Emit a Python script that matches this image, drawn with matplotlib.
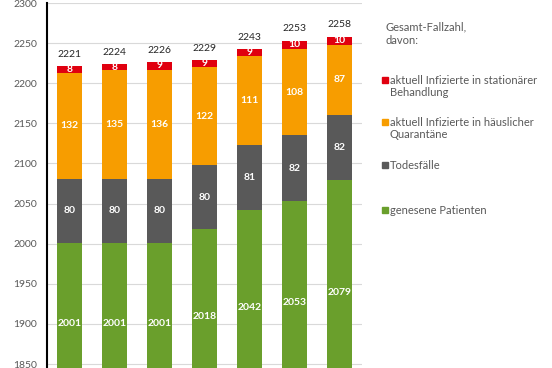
import matplotlib
matplotlib.use('Agg')
import numpy as np
import matplotlib.pyplot as plt
from matplotlib.patches import Rectangle

# -----------------------------
# Data
# -----------------------------
genesen = [2001, 2001, 2001, 2018, 2042, 2053, 2079]
tote = [80, 80, 80, 80, 81, 82, 82]
quarantaene = [132, 135, 136, 122, 111, 108, 87]
stationaer = [8, 8, 9, 9, 9, 10, 10]
gesamt = [2221, 2224, 2226, 2229, 2243, 2253, 2258]

y_ticks = [1850, 1900, 1950, 2000, 2050, 2100, 2150, 2200, 2250, 2300]

legend_labels = [
    "aktuell Infizierte in stationärer\nBehandlung",
    "aktuell Infizierte in häuslicher\nQuarantäne",
    "Todesfälle",
    "genesene Patienten",
]

c_green = '#6a9f2c'
c_grey = '#595959'
c_orange = '#f79d00'
c_red = '#e0000f'

plt.rcParams['font.family'] = ['Lato', 'DejaVu Sans']

W, H = 552, 368
fig = plt.figure(figsize=(W / 100, H / 100), dpi=100)

# axis: 2300 at y=3px, 50 units ~ 40.1px, lower limit 1800 (cropped)
px50 = (364 - 3) / 9
top_px = 3
bot_px = 364 + px50
ax = fig.add_axes([47 / W, (H - bot_px) / H, (362 - 47) / W, (bot_px - top_px) / H])

x = np.arange(len(genesen))
base = 1800
g = np.array(genesen)
t = np.array(tote)
q = np.array(quarantaene)
s = np.array(stationaer)
w = 0.57

ax.bar(x, g - base, bottom=base, width=w, color=c_green, zorder=3)
ax.bar(x, t, bottom=g, width=w, color=c_grey, zorder=3)
ax.bar(x, q, bottom=g + t, width=w, color=c_orange, zorder=3)
ax.bar(x, s, bottom=g + t + q, width=w, color=c_red, zorder=3)

fs = 7.5
for i in range(len(x)):
    ax.text(x[i], (base + g[i]) / 2, str(g[i]), ha='center', va='center',
            color='white', fontsize=fs, fontweight='bold', zorder=4)
    ax.text(x[i], g[i] + t[i] / 2, str(t[i]), ha='center', va='center',
            color='white', fontsize=fs, fontweight='bold', zorder=4)
    ax.text(x[i], g[i] + t[i] + q[i] / 2, str(q[i]), ha='center', va='center',
            color='white', fontsize=fs, fontweight='bold', zorder=4)
    ax.text(x[i], g[i] + t[i] + q[i] + s[i] / 2, str(s[i]), ha='center', va='center',
            color='white', fontsize=fs, fontweight='bold', zorder=4)
    ax.text(x[i], gesamt[i] + 9, str(gesamt[i]), ha='center', va='bottom',
            color='#262626', fontsize=fs, zorder=4)

ax.set_xlim(-0.5, 6.5)
ax.set_ylim(1800, 2300)
ax.set_yticks(y_ticks)
ax.set_xticks([])
ax.tick_params(axis='y', length=0, pad=7, labelsize=fs, labelcolor='#595959')
ax.grid(axis='y', color='#d9d9d9', linewidth=0.8, zorder=0)
for sp in ['top', 'right', 'bottom']:
    ax.spines[sp].set_visible(False)
ax.spines['left'].set_color('black')
ax.spines['left'].set_linewidth(1.5)
ax.spines['left'].set_zorder(5)

# -----------------------------
# Legend (manual, right side)
# -----------------------------
txt = '#595959'
lfs = 8
fig.text(385 / W, 1 - 27 / H, "Gesamt-Fallzahl,", fontsize=lfs, color=txt, va='center')
fig.text(385 / W, 1 - 41 / H, "davon:", fontsize=lfs, color=txt, va='center')

entry_y = [80, 122, 165, 210]
entry_c = [c_red, c_orange, c_grey, c_green]
for lab, yy, cc in zip(legend_labels, entry_y, entry_c):
    fig.patches.append(Rectangle((382 / W, 1 - (yy + 3) / H), 6 / W, 6 / H,
                                 transform=fig.transFigure, color=cc, figure=fig))
    lines = lab.split('\n')
    for k, ln in enumerate(lines):
        fig.text(390 / W, 1 - (yy + 13 * k) / H, ln, fontsize=lfs, color=txt, va='center')

plt.savefig('out.png', dpi=100)
plt.close()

====================

| EXERCISE OBJECTIVE |
Write out the material above again, word for word, minus its pictures.

| SOLUTION TO THE PROBLEM |
Emit a Python script that matches this image, drawn with matplotlib.
import matplotlib
matplotlib.use('Agg')
import numpy as np
import matplotlib.pyplot as plt
from matplotlib.patches import Rectangle

# -----------------------------
# Data
# -----------------------------
genesen = [2001, 2001, 2001, 2018, 2042, 2053, 2079]
tote = [80, 80, 80, 80, 81, 82, 82]
quarantaene = [132, 135, 136, 122, 111, 108, 87]
stationaer = [8, 8, 9, 9, 9, 10, 10]
gesamt = [2221, 2224, 2226, 2229, 2243, 2253, 2258]

y_ticks = [1850, 1900, 1950, 2000, 2050, 2100, 2150, 2200, 2250, 2300]

legend_labels = [
    "aktuell Infizierte in stationärer\nBehandlung",
    "aktuell Infizierte in häuslicher\nQuarantäne",
    "Todesfälle",
    "genesene Patienten",
]

c_green = '#6a9f2c'
c_grey = '#595959'
c_orange = '#f79d00'
c_red = '#e0000f'

plt.rcParams['font.family'] = ['Lato', 'DejaVu Sans']

W, H = 552, 368
fig = plt.figure(figsize=(W / 100, H / 100), dpi=100)

# axis: 2300 at y=3px, 50 units ~ 40.1px, lower limit 1800 (cropped)
px50 = (364 - 3) / 9
top_px = 3
bot_px = 364 + px50
ax = fig.add_axes([47 / W, (H - bot_px) / H, (362 - 47) / W, (bot_px - top_px) / H])

x = np.arange(len(genesen))
base = 1800
g = np.array(genesen)
t = np.array(tote)
q = np.array(quarantaene)
s = np.array(stationaer)
w = 0.57

ax.bar(x, g - base, bottom=base, width=w, color=c_green, zorder=3)
ax.bar(x, t, bottom=g, width=w, color=c_grey, zorder=3)
ax.bar(x, q, bottom=g + t, width=w, color=c_orange, zorder=3)
ax.bar(x, s, bottom=g + t + q, width=w, color=c_red, zorder=3)

fs = 7.5
for i in range(len(x)):
    ax.text(x[i], (base + g[i]) / 2, str(g[i]), ha='center', va='center',
            color='white', fontsize=fs, fontweight='bold', zorder=4)
    ax.text(x[i], g[i] + t[i] / 2, str(t[i]), ha='center', va='center',
            color='white', fontsize=fs, fontweight='bold', zorder=4)
    ax.text(x[i], g[i] + t[i] + q[i] / 2, str(q[i]), ha='center', va='center',
            color='white', fontsize=fs, fontweight='bold', zorder=4)
    ax.text(x[i], g[i] + t[i] + q[i] + s[i] / 2, str(s[i]), ha='center', va='center',
            color='white', fontsize=fs, fontweight='bold', zorder=4)
    ax.text(x[i], gesamt[i] + 9, str(gesamt[i]), ha='center', va='bottom',
            color='#262626', fontsize=fs, zorder=4)

ax.set_xlim(-0.5, 6.5)
ax.set_ylim(1800, 2300)
ax.set_yticks(y_ticks)
ax.set_xticks([])
ax.tick_params(axis='y', length=0, pad=7, labelsize=fs, labelcolor='#595959')
ax.grid(axis='y', color='#d9d9d9', linewidth=0.8, zorder=0)
for sp in ['top', 'right', 'bottom']:
    ax.spines[sp].set_visible(False)
ax.spines['left'].set_color('black')
ax.spines['left'].set_linewidth(1.5)
ax.spines['left'].set_zorder(5)

# -----------------------------
# Legend (manual, right side)
# -----------------------------
txt = '#595959'
lfs = 8
fig.text(385 / W, 1 - 27 / H, "Gesamt-Fallzahl,", fontsize=lfs, color=txt, va='center')
fig.text(385 / W, 1 - 41 / H, "davon:", fontsize=lfs, color=txt, va='center')

entry_y = [80, 122, 165, 210]
entry_c = [c_red, c_orange, c_grey, c_green]
for lab, yy, cc in zip(legend_labels, entry_y, entry_c):
    fig.patches.append(Rectangle((382 / W, 1 - (yy + 3) / H), 6 / W, 6 / H,
                                 transform=fig.transFigure, color=cc, figure=fig))
    lines = lab.split('\n')
    for k, ln in enumerate(lines):
        fig.text(390 / W, 1 - (yy + 13 * k) / H, ln, fontsize=lfs, color=txt, va='center')

plt.savefig('out.png', dpi=100)
plt.close()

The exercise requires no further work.